Este texto teria rendido bem mais se os autores tivessem se concentrado exclusivamente no tema central que o título da obra anuncia, talvez dando maior atenção justamente ao debate sobre o vazio atômico que foi o centro das preocupações de Higgs ou as diferentes condições vividas pelos cientistas, mostrando a falibilidade do mundo ou a relatividade da fama etc. Na dispersão, contudo, senti uma perda de foco e, consequentemente, de força dramática que, evidentemente, se refletiu no resultado final do próprio espetáculo.
As assincronias dos figurinos, por exemplo, poderiam render muito mais nas cenas, vividas por Luis Franke e Heitor Schmidt, até porque a roupa de época coube muito bem no intérprete de Galileu, enquanto o figurino contemporâneo cai bem na figura de Peter Higgs. O que destoa, mais uma vez, é a série de figurinos de Renata Stein, que fica como que uma constante intrusa na cena, meio deslocada, o que, eventualmente, poderia ter algum efeito dramático positivo, mas que, ao menos para a minha percepção, não alcançou tal resultado.

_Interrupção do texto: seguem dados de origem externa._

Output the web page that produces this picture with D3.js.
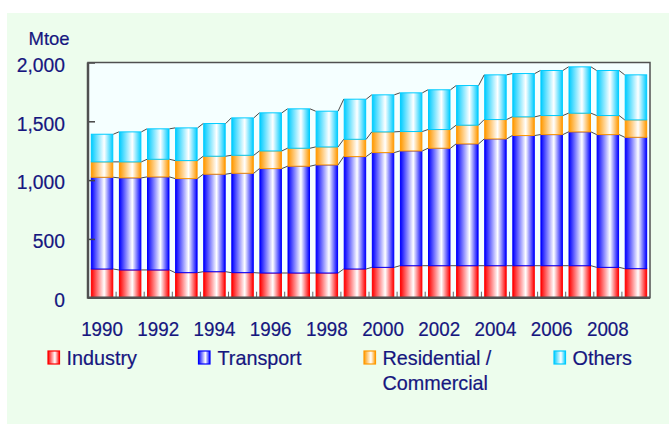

Outro espetáculo que cumpre temporada entre nós é Sedimentos, com dramaturgia e direção de Júlia Kieling, livremente inspirada em Neil Gaiman, segundo dizem os responsáveis pelo espetáculo, para as interpretações de Fernanda Viale e Pedro Schilling. No espaço do Arena, a direção resolveu botar fora um lado do público, pois, na face oposta ao palco, ali instalou a mesa de serviço do espetáculo. Trata-se de dois atores em cena que, em meio a pequenas apresentações, dialogam entre si, à espera de alguém (seria Godot?). Os dois jovens intérpretes demonstram muita força, mas precisam ainda vencer alguns desafios: Pedro Schilling grita demais, desnecessariamente: tem boa voz e se impõe com facilidade em cena; Fernanda Viale, ao contrário, tem alguma dificuldade de articulação, sobretudo porque ainda não alcançou naturalidade em suas falas, que aparecem claramente decoradas, mas não internalizadas e naturalizadas, de modo que soam, às vezes, artificial. Por um erro de direção, no final do espetáculo, toda a sua fala é abafada pelo som estridente da música, o que, evidentemente, não é culpa dela, mas precisa ser corrigido.

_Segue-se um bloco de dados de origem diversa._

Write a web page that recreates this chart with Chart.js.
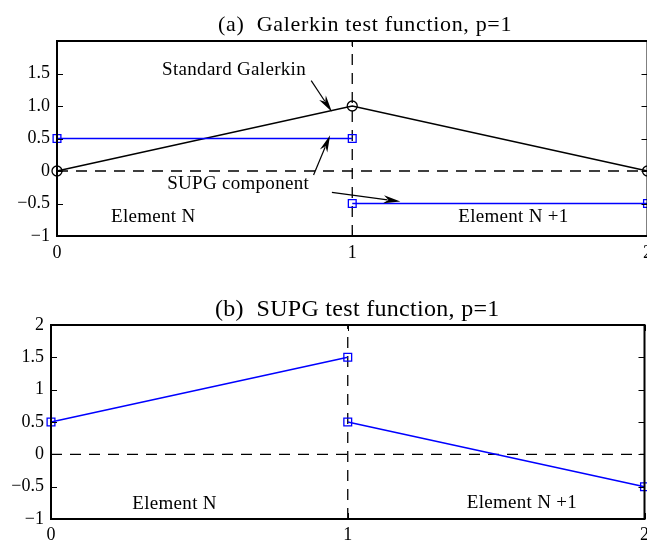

A dramaturgia de Julia Kieling revela-se ao natural como produto de um jovem talento que quer dizer muita coisa e acaba confundindo o espectador. Confesso que tive dificuldade em entender a relação entre o espetáculo e seu final. E não adianta apelar ao Neil Gayman, porque o texto precisa se manter de pé por conta própria. O espetáculo, assim, vale como experiência e lançamento de novos artistas, mas precisa, certamente, ser repensado. A velha lição grega ainda segue valendo: a desmedida é sempre o pior pecado de todos nós, sobretudo na arte.
Nos dois espetáculos, saí com a impressão de não ter entendido o que se queria dizer. Falha minha ou dos realizadores?